> _To do_: Copy every entry word for word. Skip the pictures.
═══ Given information ═══
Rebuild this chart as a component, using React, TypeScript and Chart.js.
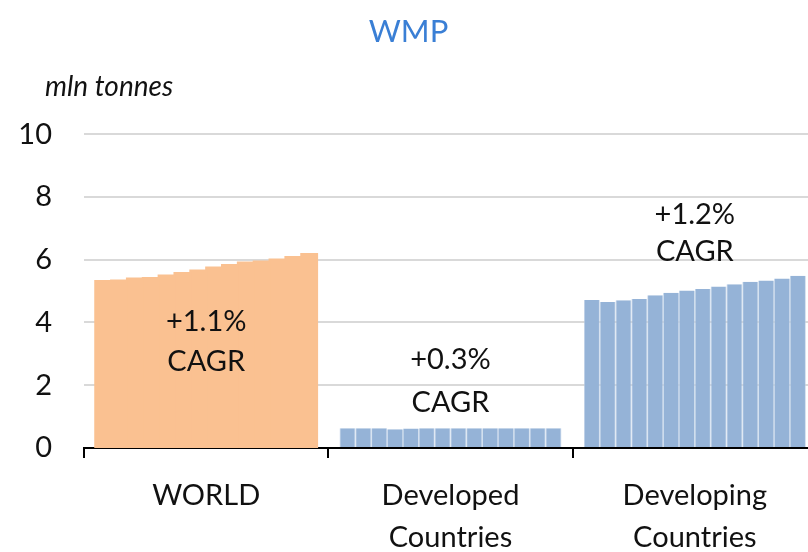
import React, { useEffect, useRef } from "react";
import { Chart, registerables } from "chart.js";

Chart.register(...registerables);

const categories: (string | string[])[] = ["WORLD", ["Developed", "Countries"], ["Developing", "Countries"]];
const years = ["2012", "2013", "2014", "2015", "2016", "2017", "2018", "2019", "2020", "2021", "2022", "2023", "2024", "2025"];
const worldValues = [5.32, 5.34, 5.4, 5.42, 5.5, 5.58, 5.66, 5.75, 5.83, 5.91, 5.94, 6.01, 6.09, 6.18];
const developedValues = [0.63, 0.63, 0.63, 0.6, 0.62, 0.63, 0.63, 0.63, 0.63, 0.63, 0.63, 0.63, 0.63, 0.63];
const developingValues = [4.72, 4.65, 4.71, 4.75, 4.87, 4.95, 5.02, 5.07, 5.15, 5.22, 5.3, 5.34, 5.4, 5.49];
const cagrLabels = ["+1.1%", "+0.3%", "+1.2%"];
const cagrLineValues = [
  [4.02, 2.75],
  [2.8, 1.45],
  [7.45, 6.25],
];
const yTicks = [0, 2, 4, 6, 8, 10];

const ORANGE = "#FAC191";
const BLUE = "#95B3D7";
const SEP = "#BCCFE6";
const FONT = "Lato, 'Open Sans', sans-serif";

const annotationPlugin = {
  id: "cagrAnnotations",
  afterDatasetsDraw(chart: any) {
    const { ctx, scales, chartArea } = chart;
    const x = scales.x;
    const y = scales.y;
    ctx.save();
    ctx.fillStyle = "#111";
    ctx.font = `29px ${FONT}`;
    ctx.textAlign = "center";
    ctx.textBaseline = "middle";
    cagrLabels.forEach((lab, i) => {
      const px = x.getPixelForValue(i);
      ctx.fillText(lab, px, y.getPixelForValue(cagrLineValues[i][0]));
      ctx.fillText("CAGR", px, y.getPixelForValue(cagrLineValues[i][1]));
    });
    ctx.font = `italic 28px ${FONT}`;
    ctx.textAlign = "left";
    ctx.fillText("mln tonnes", 45, chartArea.top - 47);
    ctx.restore();
  },
};

export default function App() {
  const ref = useRef<HTMLCanvasElement>(null);
  useEffect(() => {
    if (!ref.current) return;
    const datasets = years.map((yr, i) => ({
      label: yr,
      data: [worldValues[i], developedValues[i], developingValues[i]],
      backgroundColor: [ORANGE, BLUE, BLUE],
      borderColor: [ORANGE, SEP, SEP],
      borderWidth: (c: any) => (c.dataIndex === 0 ? 0 : { top: 0, bottom: 0, left: 0.8, right: 0.8 }),
      inflateAmount: (c: any) => (c.dataIndex === 0 ? 1 : 0),
      barPercentage: 1.0,
      categoryPercentage: 0.908,
    }));
    const chart = new Chart(ref.current, {
      type: "bar",
      data: { labels: categories, datasets },
      plugins: [annotationPlugin],
      options: {
        animation: false,
        responsive: false,
        layout: { padding: { left: 0, right: 3, top: 0, bottom: 0 } },
        plugins: {
          legend: { display: false },
          tooltip: { enabled: false },
          title: {
            display: true,
            text: "WMP",
            color: "#3A7FD5",
            font: { family: FONT, size: 31, weight: "normal", lineHeight: 1.2 },
            padding: { top: 13, bottom: 84 },
          },
        },
        scales: {
          x: {
            afterFit: (s: any) => {
              s.height = 114;
            },
            grid: {
              display: true,
              drawOnChartArea: false,
              drawTicks: true,
              tickLength: 10,
              color: "#000",
              lineWidth: 2,
              offset: true,
            },
            border: { display: true, color: "#000", width: 2 },
            ticks: {
              color: "#111",
              padding: 17,
              font: { family: FONT, size: 29, lineHeight: 1.45 },
              maxRotation: 0,
              autoSkip: false,
            },
          },
          y: {
            min: 0,
            max: 10,
            afterFit: (s: any) => {
              s.width = 84;
            },
            afterBuildTicks: (s: any) => {
              s.ticks = yTicks.map((v) => ({ value: v }));
            },
            border: { display: false },
            grid: {
              drawTicks: false,
              lineWidth: 2,
              color: (c: any) => (c.tick && c.tick.value === 0 ? "rgba(0,0,0,0)" : "#D9D9D9"),
            },
            ticks: {
              color: "#111",
              padding: 32,
              font: { family: FONT, size: 29 },
            },
          },
        },
      },
    });
    return () => chart.destroy();
  }, []);
  return (
    <div
      style={{
        position: "fixed",
        left: 0,
        top: 0,
        width: 808,
        height: 552,
        overflow: "hidden",
        background: "#fff",
      }}
    >
      <canvas ref={ref} width={820} height={562} style={{ width: 820, height: 562, display: "block" }} />
    </div>
  );
}
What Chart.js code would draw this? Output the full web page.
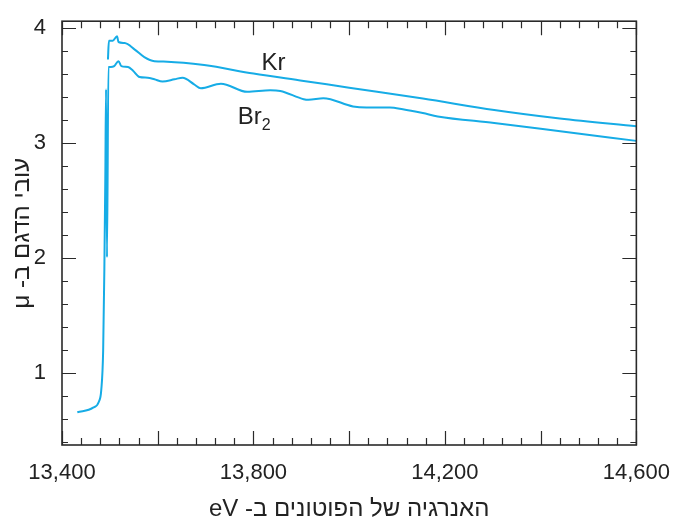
═══
> _Exercise answer_:
Rebuild this chart as a component, using React, TypeScript and Chart.js.
import React, { useEffect, useRef } from "react";
import { Chart, registerables } from "chart.js";

Chart.register(...registerables);

const categories: (string | string[])[] = ["WORLD", ["Developed", "Countries"], ["Developing", "Countries"]];
const years = ["2012", "2013", "2014", "2015", "2016", "2017", "2018", "2019", "2020", "2021", "2022", "2023", "2024", "2025"];
const worldValues = [5.32, 5.34, 5.4, 5.42, 5.5, 5.58, 5.66, 5.75, 5.83, 5.91, 5.94, 6.01, 6.09, 6.18];
const developedValues = [0.63, 0.63, 0.63, 0.6, 0.62, 0.63, 0.63, 0.63, 0.63, 0.63, 0.63, 0.63, 0.63, 0.63];
const developingValues = [4.72, 4.65, 4.71, 4.75, 4.87, 4.95, 5.02, 5.07, 5.15, 5.22, 5.3, 5.34, 5.4, 5.49];
const cagrLabels = ["+1.1%", "+0.3%", "+1.2%"];
const cagrLineValues = [
  [4.02, 2.75],
  [2.8, 1.45],
  [7.45, 6.25],
];
const yTicks = [0, 2, 4, 6, 8, 10];

const ORANGE = "#FAC191";
const BLUE = "#95B3D7";
const SEP = "#BCCFE6";
const FONT = "Lato, 'Open Sans', sans-serif";

const annotationPlugin = {
  id: "cagrAnnotations",
  afterDatasetsDraw(chart: any) {
    const { ctx, scales, chartArea } = chart;
    const x = scales.x;
    const y = scales.y;
    ctx.save();
    ctx.fillStyle = "#111";
    ctx.font = `29px ${FONT}`;
    ctx.textAlign = "center";
    ctx.textBaseline = "middle";
    cagrLabels.forEach((lab, i) => {
      const px = x.getPixelForValue(i);
      ctx.fillText(lab, px, y.getPixelForValue(cagrLineValues[i][0]));
      ctx.fillText("CAGR", px, y.getPixelForValue(cagrLineValues[i][1]));
    });
    ctx.font = `italic 28px ${FONT}`;
    ctx.textAlign = "left";
    ctx.fillText("mln tonnes", 45, chartArea.top - 47);
    ctx.restore();
  },
};

export default function App() {
  const ref = useRef<HTMLCanvasElement>(null);
  useEffect(() => {
    if (!ref.current) return;
    const datasets = years.map((yr, i) => ({
      label: yr,
      data: [worldValues[i], developedValues[i], developingValues[i]],
      backgroundColor: [ORANGE, BLUE, BLUE],
      borderColor: [ORANGE, SEP, SEP],
      borderWidth: (c: any) => (c.dataIndex === 0 ? 0 : { top: 0, bottom: 0, left: 0.8, right: 0.8 }),
      inflateAmount: (c: any) => (c.dataIndex === 0 ? 1 : 0),
      barPercentage: 1.0,
      categoryPercentage: 0.908,
    }));
    const chart = new Chart(ref.current, {
      type: "bar",
      data: { labels: categories, datasets },
      plugins: [annotationPlugin],
      options: {
        animation: false,
        responsive: false,
        layout: { padding: { left: 0, right: 3, top: 0, bottom: 0 } },
        plugins: {
          legend: { display: false },
          tooltip: { enabled: false },
          title: {
            display: true,
            text: "WMP",
            color: "#3A7FD5",
            font: { family: FONT, size: 31, weight: "normal", lineHeight: 1.2 },
            padding: { top: 13, bottom: 84 },
          },
        },
        scales: {
          x: {
            afterFit: (s: any) => {
              s.height = 114;
            },
            grid: {
              display: true,
              drawOnChartArea: false,
              drawTicks: true,
              tickLength: 10,
              color: "#000",
              lineWidth: 2,
              offset: true,
            },
            border: { display: true, color: "#000", width: 2 },
            ticks: {
              color: "#111",
              padding: 17,
              font: { family: FONT, size: 29, lineHeight: 1.45 },
              maxRotation: 0,
              autoSkip: false,
            },
          },
          y: {
            min: 0,
            max: 10,
            afterFit: (s: any) => {
              s.width = 84;
            },
            afterBuildTicks: (s: any) => {
              s.ticks = yTicks.map((v) => ({ value: v }));
            },
            border: { display: false },
            grid: {
              drawTicks: false,
              lineWidth: 2,
              color: (c: any) => (c.tick && c.tick.value === 0 ? "rgba(0,0,0,0)" : "#D9D9D9"),
            },
            ticks: {
              color: "#111",
              padding: 32,
              font: { family: FONT, size: 29 },
            },
          },
        },
      },
    });
    return () => chart.destroy();
  }, []);
  return (
    <div
      style={{
        position: "fixed",
        left: 0,
        top: 0,
        width: 808,
        height: 552,
        overflow: "hidden",
        background: "#fff",
      }}
    >
      <canvas ref={ref} width={820} height={562} style={{ width: 820, height: 562, display: "block" }} />
    </div>
  );
}
What Chart.js code would draw this? Output the full web page.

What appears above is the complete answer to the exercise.